I think that is because (and you did a blog on this once I believe) many atheists are simply the flip side of the same coin when it comes to the "my way or the highway" fundamentalist attitude. I am encouraged when I hear an atheist who has a larger world view. Greg Epstein, Humanist Chaplain at Harvard is a good example.

Jan said...

So funny to hear that Spong is "wishy-washy."

Matthew said...

Yeah, I thought the same thing about that particular blog. I don't really know why I haven't taken it off my feed list. =P

Mystical Seeker said...

Well, Matthew, I have already taken it off my own feed list. After I got called "stupid" by one of the commenters, it became particularly clear that it was not a place for serious discussion.

Jaume said...

Rorty seems to belong to the same kind of anti-religion pundits that is all too common in Western Europe. Their aim is to make ridicule and deride religion, and liberal religion is a problem for them: it makes religion sound *reasonable*. It is the worst thing that may happen for the success of their anti-religion project.
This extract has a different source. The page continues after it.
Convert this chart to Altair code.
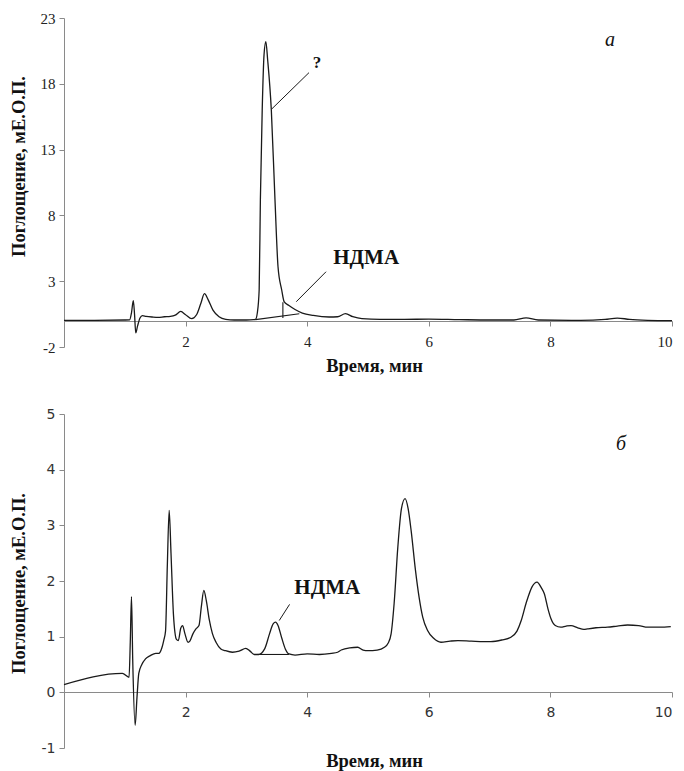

That is why they feel utterly uncomfortable with liberalism.

Mystical Seeker said...

Jaume, I think you've hit the nail on the head. Liberal religion is an inconvenient phenomenon that doesn't fit into the world view of a lot of a anti-religion atheists. Its very existence calls into question their assumptions. Thus they often react the way Rorty does.

Jaume said...

We agree.

Regarding your link list: Rather than the Servetus Society, a web mostly made by one individual and which has not been updated for months, may I suggest that you include a link to the Michael Servetus Institute, which is the institution that preserves Servetus' memory and birth house in Spain? The address for English is http://www.servetus.es

Sorry for using this area but I could not find any e-mail or form to write to you personally. Thanks for considering it.

Mystical Seeker said...

Jaume,

Thanks for the link. I've updated the links as you've suggested.